The first three months were as close to boot camp as I can imagine getting without committing to the Marines. I learned to manage my time and make the requisite dishes and "treatments" and my body responded with energy, happiness and a "lightness" that reminded me it was okay to laugh again. Yes, I wanted to throttle the Whole Foods people who thrust chocolate cupcake samples in my face as I shopped and stalked through the store. I knew, though, that my basket full of tofu and tempeh was my medicine...the drugs that would change my fate and eventually, I smiled at them and said, "No thanks." The beans, veggies, fruits and grains were building my new bloodstream and I sailed through five weeks of radiation. When I saw my oncologist for a follow up bloodtest, she remarked at how clear and luminous my skin looked and how strong the lab results were. All of my scans were clear and I hadn't suffered one side effect of the radiation. No fatigue, burns, scarring or nausea. She listened to the details of my diet and the plethora of phytoestrogens it included and suddenly stopped asking me to take the potent anti-estrogen follow up drugs she'd previously tried to peddle. Instead, she started addressing her own diet and said she wanted to start incorporating more plant based ideas. We ended up having one of the best conversations I can remember having with a doctor.
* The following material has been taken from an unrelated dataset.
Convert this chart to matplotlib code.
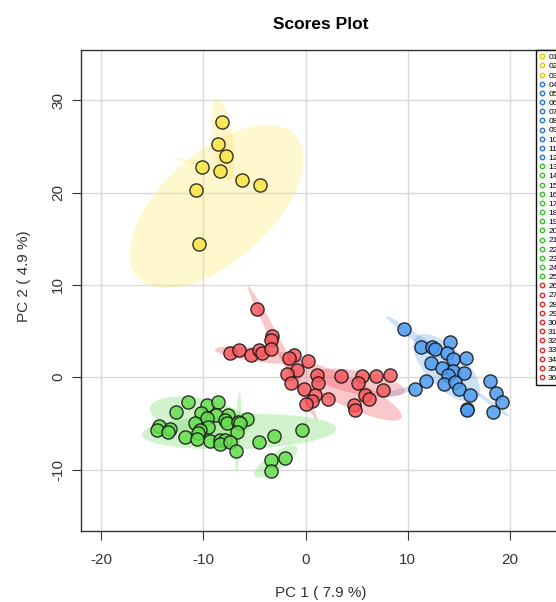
import numpy as np
import matplotlib
matplotlib.use("Agg")
import matplotlib.pyplot as plt
from matplotlib.patches import Ellipse
from matplotlib.lines import Line2D

plt.rcParams['font.family'] = ['Liberation Sans', 'DejaVu Sans']
plt.rcParams['axes.unicode_minus'] = False

# scores, by colour cluster
yellow_x = [-8.14, -8.53, -7.75, -10.10, -8.40, -6.18, -4.48, -10.74, -10.39]
yellow_y = [27.6, 25.3, 24.0, 22.8, 22.3, 21.4, 20.8, 20.3, 14.4]

red_x = [-4.72, -3.25, -3.41, -7.39, -6.51, -5.36, -4.55, -4.23, -3.41, -1.10,
         -1.59, 0.28, -0.80, -1.78, 1.09, -1.42, 1.25, -0.15, 0.93, 0.64,
         0.05, 2.20, 3.50, 5.56, 6.87, 8.27, 5.14, 7.61, 5.82, 6.24, 4.75, 4.84]
red_y = [7.42, 4.46, 4.03, 2.59, 2.91, 2.37, 2.95, 2.66, 3.02, 2.44,
         2.05, 1.79, 0.81, 0.31, 0.24, -0.66, -0.66, -1.28, -1.93, -2.55,
         -2.90, -2.39, 0.10, 0.16, 0.16, 0.21, -0.66, -1.42, -1.93, -2.36, -3.01, -3.55]

green_x = [-11.53, -12.70, -9.67, -8.53, -10.22, -8.76, -9.67, -7.61, -5.69, -14.33,
           -14.50, -13.26, -13.42, -10.81, -9.51, -7.88, -7.71, -6.58, -6.41, -10.32,
           -10.49, -6.73, -11.79, -10.65, -9.34, -8.37, -7.88, -8.37, -7.39, -6.80,
           -4.55, -3.08, -0.37, -3.41, -1.98, -3.38]
green_y = [-2.72, -3.80, -3.01, -2.72, -3.91, -4.10, -4.45, -4.10, -4.53, -5.25,
           -5.72, -5.61, -5.97, -5.00, -5.36, -4.64, -5.00, -4.82, -5.00, -5.72,
           -6.08, -5.90, -6.51, -6.73, -6.91, -6.80, -6.80, -7.27, -6.99, -7.96,
           -7.02, -6.37, -5.72, -8.97, -8.75, -10.16]

blue_x = [9.64, 11.30, 12.35, 12.67, 14.14, 13.82, 14.40, 15.70, 12.28, 13.33,
          14.46, 15.51, 13.97, 11.79, 10.71, 13.58, 14.63, 15.05, 16.10, 18.05,
          18.64, 19.26, 18.32, 15.77, 15.80]
blue_y = [5.19, 3.31, 3.31, 3.02, 3.81, 2.66, 1.97, 2.11, 1.57, 0.96,
          0.70, 0.42, 0.24, -0.41, -1.28, -0.77, -0.49, -1.28, -1.93, -0.38,
          -1.75, -2.65, -3.80, -3.48, -3.60]

# 95% ellipses: centre x, centre y, width, height, angle
yellow_ell = [(-8.7, 18.5, 21.8, 11.2, 47), (-8.1, 25.7, 8.8, 2.0, 97), (-8.3, 22.2, 9.9, 0.35, -20)]
red_ell = [(-2.25, 2.6, 16.0, 0.9, -65), (-4.6, 2.4, 8.6, 1.5, -8),
           (3.7, -1.4, 12.9, 3.0, -28), (5.3, -0.6, 9.0, 2.5, -12)]
green_ell = [(-6.5, -5.9, 19.0, 3.8, 2), (-10.3, -4.3, 10.0, 4.0, -12),
             (-6.6, -5.9, 8.7, 0.5, 88), (-2.9, -9.15, 5.2, 1.8, 38)]
blue_ell = [(13.8, 1.0, 9.0, 4.0, -50), (11.2, 4.0, 8.3, 0.8, -38),
            (18.2, -2.85, 4.6, 0.4, -39), (9.1, -1.6, 3.8, 0.6, 17)]

group_labels = [f"{i:02d}" for i in range(1, 37)]
group_counts = [3, 9, 13, 11]   # yellow, blue, green, red

ell_cols = ['#FFE34D', '#4A90E2', '#5BD64B', '#F03C46']
pt_cols = ['#F9E547', '#4D9BEF', '#66DD4F', '#F55A5F']
leg_cols = ['#E8C800', '#2F74D8', '#3EBB2E', '#E82828']

fig = plt.figure(figsize=(5.56, 6.02), dpi=100)
ax = fig.add_axes([81/556, 1-531/602, 480/556, 481/602])

ax.set_xlim(-21.97, 25.0)
ax.set_ylim(-16.66, 35.45)
ax.set_xticks([-20, -10, 0, 10, 20])
ax.set_yticks([-10, 0, 10, 20, 30])
ax.grid(True, color='#DADADA', lw=1)
ax.set_axisbelow(True)

for ells, c in zip([yellow_ell, blue_ell, green_ell, red_ell], ell_cols):
    for (cx, cy, w, h, a) in ells:
        ax.add_patch(Ellipse((cx, cy), w, h, angle=a, facecolor=c, edgecolor='none', alpha=0.28, zorder=1))

for xs, ys, c in zip([yellow_x, blue_x, green_x, red_x], [yellow_y, blue_y, green_y, red_y], pt_cols):
    ax.scatter(xs, ys, s=90, facecolor=c, edgecolor='#111111', linewidth=1.0, alpha=0.85, zorder=3)

for s in ax.spines.values():
    s.set_color('#333333')
    s.set_linewidth(1.0)
ax.tick_params(axis='both', length=6.5, width=0.8, color='#333333', labelsize=11, labelcolor='#333333')
ax.tick_params(axis='x', pad=9)
ax.tick_params(axis='y', pad=5, labelrotation=90)
for t in ax.get_yticklabels():
    t.set_va('center')

ax.set_title('Scores Plot', fontsize=12.5, fontweight='bold', pad=15)
ax.set_xlabel('PC 1 ( 7.9 %)', fontsize=11, color='#333333')
ax.set_ylabel('PC 2 ( 4.9 %)', fontsize=11, color='#333333')
ax.xaxis.set_label_coords(0.5, -0.114)
ax.yaxis.set_label_coords(-0.105, 0.53)

handles = []
k = 0
for n, c in zip(group_counts, leg_cols):
    for _ in range(n):
        handles.append(Line2D([], [], ls='none', marker='o', markersize=3.2,
                              markerfacecolor='#FFFFFF', markeredgecolor=c, markeredgewidth=1.0,
                              label=group_labels[k]))
        k += 1
leg = ax.legend(handles=handles, loc='upper right', fontsize=6, frameon=True, fancybox=False,
                borderaxespad=0, labelspacing=0.16, handlelength=0.6, handletextpad=0.5,
                borderpad=0.4)
leg.get_frame().set_edgecolor('#111111')
leg.get_frame().set_linewidth(1.0)
leg.get_frame().set_alpha(1)

fig.savefig('out.png', dpi=100)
I'm coming up on my year anniversary from the diagnosis that I now call a gift. Not a day goes by when someone doesn't ask me about my diet, my skin or my lifestyle and I'm more than happy to explain. In fact, I've started a small plant based catering company out of my house that currently serves the yoga studio I attend but will soon start branching out to more community events. One of my best friends (who was diagnosed with stage three melanoma last October) is eating the diet and working her way through interferon treatments but feeling better all the time. She and I will be partners in our new business venture and couldn't be more excited about bringing the healing power of plants to as many people as possible. Now, that I'm on the other side of fear, I've realized that change is always at the door. The key is to welcome it in and expect only goodness. I haven't been disappointed since.